Hace unas semanas, la primera ministra de Nueva Zelanda, Jacinda Ardern, sorprendió al mundo al anunciar su renuncia, indicando que no postularía a reelección a pesar de una alta popularidad y una excelente gestión durante la pandemia. Estadísticamente, Ardern lideró una respuesta que cobró una de las menores muertes en exceso frente al COVID-19 (Perú, en contraparte, fue el país con la peor gestión en el mundo, lo que también debería darles contexto a las protestas actuales).
La neozelandesa, que se había convertido en un ícono de liderazgo femenino y millennial, nos dejó una nueva lección valiosa al desprenderse del poder de manera digna, bajo sus propios términos.

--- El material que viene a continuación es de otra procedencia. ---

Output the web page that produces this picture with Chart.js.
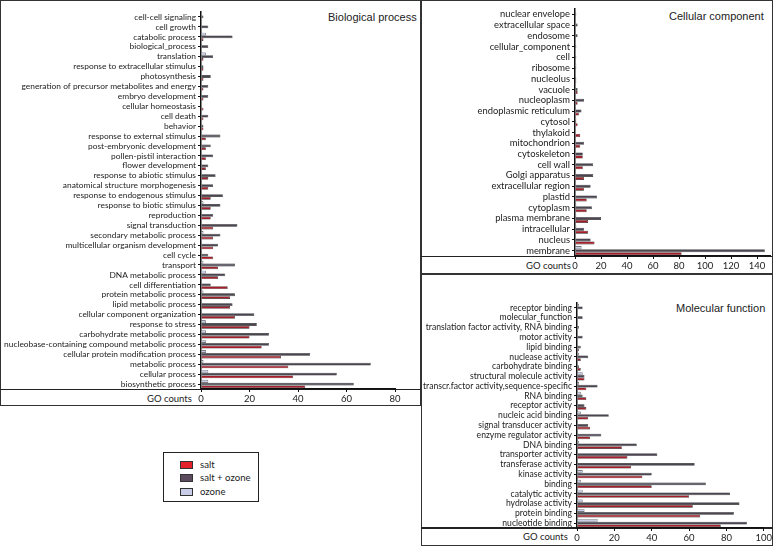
<!DOCTYPE html>
<html>
<head>
<meta charset="utf-8">
<script src="https://cdn.jsdelivr.net/npm/chart.js@4.4.1/dist/chart.umd.min.js"></script>
<style>
  body { margin: 0; background: #fff; width: 779px; height: 546px; position: relative; overflow: hidden; font-family: Lato, sans-serif; }
  .box { position: absolute; border: 1.5px solid #333; box-sizing: border-box; }
  .hline { position: absolute; height: 1.5px; background: #222; }
  .title { position: absolute; font-family: "Liberation Sans", Arial, sans-serif; font-size: 11px; color: #222; white-space: nowrap; }
  .go { position: absolute; font-size: 9.5px; color: #222; white-space: nowrap; }
  canvas { position: absolute; }
  #legend { position: absolute; left: 163px; top: 452px; width: 96px; height: 50px; border: 1.5px solid #222; box-sizing: border-box; }
  .item { position: absolute; left: 16px; font-size: 9.6px; color: #222; white-space: nowrap; line-height: 10px; }
  .item span { display: inline-block; width: 13px; height: 8px; border: 1px solid #333; box-sizing: border-box; vertical-align: -1px; margin-right: 7px; }
</style>
</head>
<body>
<div class="box" style="left:0;top:0;width:421px;height:406px"></div>
<div class="box" style="left:421px;top:0;width:352px;height:275px"></div>
<div class="box" style="left:421px;top:273px;width:352px;height:273px"></div>
<div class="hline" style="left:0;top:388.5px;width:421px"></div>
<div class="hline" style="left:421px;top:255.5px;width:352px"></div>
<div class="hline" style="left:421px;top:527px;width:352px"></div>

<div class="title" style="left:328px;top:11px">Biological process</div>
<div class="title" style="left:669px;top:10px">Cellular component</div>
<div class="title" style="left:676px;top:302px">Molecular function</div>

<div class="go" style="left:147px;top:393px">GO counts</div>
<div class="go" style="left:526px;top:260px">GO counts</div>
<div class="go" style="left:523px;top:531px">GO counts</div>

<canvas id="bp" width="421" height="406" style="left:0;top:0"></canvas>
<canvas id="cc" width="351" height="274" style="left:422px;top:0"></canvas>
<canvas id="mf" width="351" height="272" style="left:422px;top:274px"></canvas>

<div id="legend">
  <div class="item" style="top:7px"><span style="background:#e4202a"></span>salt</div>
  <div class="item" style="top:20px"><span style="background:#5c4b5e"></span>salt + ozone</div>
  <div class="item" style="top:34px"><span style="background:#c9cde8"></span>ozone</div>
</div>

<script>
const colors = {
    salt: "#a51f2b",
    saltOzone: "#4a4550",
    ozone: "#c9cde8",
    edge: "#2a2a2a"
};

// Biological process (top to bottom)
const bpLabels = ["cell-cell signaling", "cell growth", "catabolic process", "biological_process", "translation",
    "response to extracellular stimulus", "photosynthesis", "generation of precursor metabolites and energy",
    "embryo development", "cellular homeostasis", "cell death", "behavior", "response to external stimulus",
    "post-embryonic development", "pollen-pistil interaction", "flower development", "response to abiotic stimulus",
    "anatomical structure morphogenesis", "response to endogenous stimulus", "response to biotic stimulus",
    "reproduction", "signal transduction", "secondary metabolic process", "multicellular organism development",
    "cell cycle", "transport", "DNA metabolic process", "cell differentiation", "protein metabolic process",
    "lipid metabolic process", "cellular component organization", "response to stress",
    "carbohydrate metabolic process", "nucleobase-containing compound metabolic process",
    "cellular protein modification process", "metabolic process", "cellular process", "biosynthetic process"];
const bpSalt =      [0, 0, 1, 0, 1, 1, 1, 1, 1, 1, 1, 1, 2, 2, 2, 2, 3, 3, 4, 4, 4, 5, 5, 5, 5, 7, 7, 11, 12, 12, 14, 20, 20, 25, 33, 36, 38, 43];
const bpSaltOzone = [1, 3, 13, 3, 5, 1, 4, 3, 3, 0, 3, 1, 8, 4, 5, 3, 6, 5, 9, 8, 5, 15, 8, 7, 3, 14, 10, 4, 14, 13, 22, 23, 28, 28, 45, 70, 56, 63];
const bpOzone =     [0, 0, 2, 0, 2, 0, 0, 0, 0, 0, 0, 0, 0, 0, 0, 0, 0, 0, 0, 1, 0, 0, 1, 0, 0, 1, 2, 0, 1, 0, 0, 2, 2, 2, 2, 1, 3, 3];
const bpTicks = [0, 20, 40, 60, 80];

// Cellular component
const ccLabels = ["nuclear envelope", "extracellular space", "endosome", "cellular_component", "cell", "ribosome",
    "nucleolus", "vacuole", "nucleoplasm", "endoplasmic reticulum", "cytosol", "thylakoid", "mitochondrion",
    "cytoskeleton", "cell wall", "Golgi apparatus", "extracellular region", "plastid", "cytoplasm",
    "plasma membrane", "intracellular", "nucleus", "membrane"];
const ccSalt =      [0, 0, 0, 0, 0, 0, 1, 2, 2, 3, 2, 4, 4, 6, 6, 7, 7, 9, 9, 10, 10, 15, 82];
const ccSaltOzone = [1, 2, 2, 1, 1, 1, 1, 2, 7, 5, 1, 0, 7, 6, 14, 14, 12, 17, 13, 20, 7, 12, 146];
const ccOzone =     [0, 0, 0, 0, 0, 1, 0, 0, 0, 0, 1, 0, 0, 0, 0, 0, 0, 0, 1, 1, 1, 0, 5];
const ccTicks = [0, 20, 40, 60, 80, 100, 120, 140];

// Molecular function
const mfLabels = ["receptor binding", "molecular_function", "translation factor activity, RNA binding",
    "motor activity", "lipid binding", "nuclease activity", "carbohydrate binding", "structural molecule activity",
    "transcr.factor activity,sequence-specific", "RNA binding", "receptor activity", "nucleic acid binding",
    "signal transducer activity", "enzyme regulator activity", "DNA binding", "transporter activity",
    "transferase activity", "kinase activity", "binding", "catalytic activity", "hydrolase activity",
    "protein binding", "nucleotide binding"];
const mfSalt =      [0, 0, 0, 0, 1, 2, 2, 4, 5, 5, 5, 6, 7, 7, 24, 27, 29, 35, 40, 60, 62, 66, 77];
const mfSaltOzone = [3, 3, 1, 3, 2, 6, 1, 4, 11, 3, 4, 17, 6, 13, 32, 43, 63, 40, 69, 82, 87, 84, 91];
const mfOzone =     [1, 0, 0, 0, 0, 1, 0, 3, 1, 2, 0, 2, 0, 0, 1, 0, 0, 3, 2, 3, 3, 4, 11];
const mfTicks = [0, 20, 40, 60, 80, 100];

function makePanel(id, labels, salt, saltOzone, ozone, ticks, max, geo) {
    const bar = (label, data, color) => ({
        label: label,
        data: data,
        backgroundColor: color,
        borderColor: colors.edge,
        borderWidth: 0.6,
        categoryPercentage: 0.84,
        barPercentage: 1
    });
    return new Chart(document.getElementById(id), {
        type: "bar",
        data: {
            labels: labels,
            // first dataset sits at the top of each row
            datasets: [
                bar("ozone", ozone, colors.ozone),
                bar("salt + ozone", saltOzone, colors.saltOzone),
                bar("salt", salt, colors.salt)
            ]
        },
        options: {
            indexAxis: "y",
            responsive: false,
            animation: false,
            layout: {
                padding: { top: geo.top, right: geo.right, left: 0, bottom: 0 }
            },
            plugins: {
                legend: { display: false },
                tooltip: { enabled: false }
            },
            scales: {
                y: {
                    afterFit: s => { s.width = geo.yWidth; },
                    border: { display: true, color: "#111", width: 1.5 },
                    grid: { display: true, offset: false, drawOnChartArea: false, drawTicks: true, tickLength: 3, color: "#111" },
                    ticks: { autoSkip: false, padding: 2, color: "#222", font: { family: "Lato", size: geo.font } }
                },
                x: {
                    min: 0,
                    max: max,
                    afterBuildTicks: s => { s.ticks = ticks.map(v => ({ value: v })); },
                    afterFit: s => { s.height = geo.xHeight; },
                    border: { display: true, color: "#111", width: 1.5 },
                    grid: { drawOnChartArea: false, drawTicks: true, tickLength: 3, color: "#111" },
                    ticks: { autoSkip: false, maxRotation: 0, padding: 1, color: "#222", font: { family: "Lato", size: 9.5 } }
                }
            }
        }
    });
}

makePanel("bp", bpLabels, bpSalt, bpSaltOzone, bpOzone, bpTicks, 80,
    { top: 12, right: 26, yWidth: 201, xHeight: 17, font: 8.4 });
makePanel("cc", ccLabels, ccSalt, ccSaltOzone, ccOzone, ccTicks, 150,
    { top: 9, right: 3, yWidth: 153, xHeight: 18, font: 9.4 });
makePanel("mf", mfLabels, mfSalt, mfSaltOzone, mfOzone, mfTicks, 100,
    { top: 29, right: 2, yWidth: 155, xHeight: 18, font: 8.6 });
</script>
</body>
</html>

Los estudiosos de historia y del cine saben que siempre juzgamos de manera favorable a esos líderes reacios, desde Marco Aurelio a Jon Snow. En las sabias palabras de Dumbledore a Harry Potter: “Quizás los más capacitados para ejercer el poder son los que nunca han aspirado a él”. No es casualidad que líderes transitorios en el Perú como Paniagua y Sagasti siguen ganando estatura, mientras los angurrientos de poder se achatan cada vez más.
En medio de una espiral de caos y violencia, hay un tímido consenso de lo que se requiere para intentar frenar la crisis: una ruta clara de transición de poder y nuevas elecciones.
Lamentablemente, la solución pasa por el Congreso de la República, una entidad que no deja de sorprender por su falta de vergüenza y cínico oportunismo. En la izquierda insisten con el chantaje de la Asamblea Constituyente; en la derecha se aferran a una fecha que nunca debió estar escrita en piedra; los más conchudos tienen la desfachatez de avanzar sus agendas personales.
Pedirle reformas a este Congreso es iluso. A estas alturas solo debemos exigir una fecha clara que permita unas elecciones transparentes. El resto es teatro, aferrarse al poder mientras el país se desangra.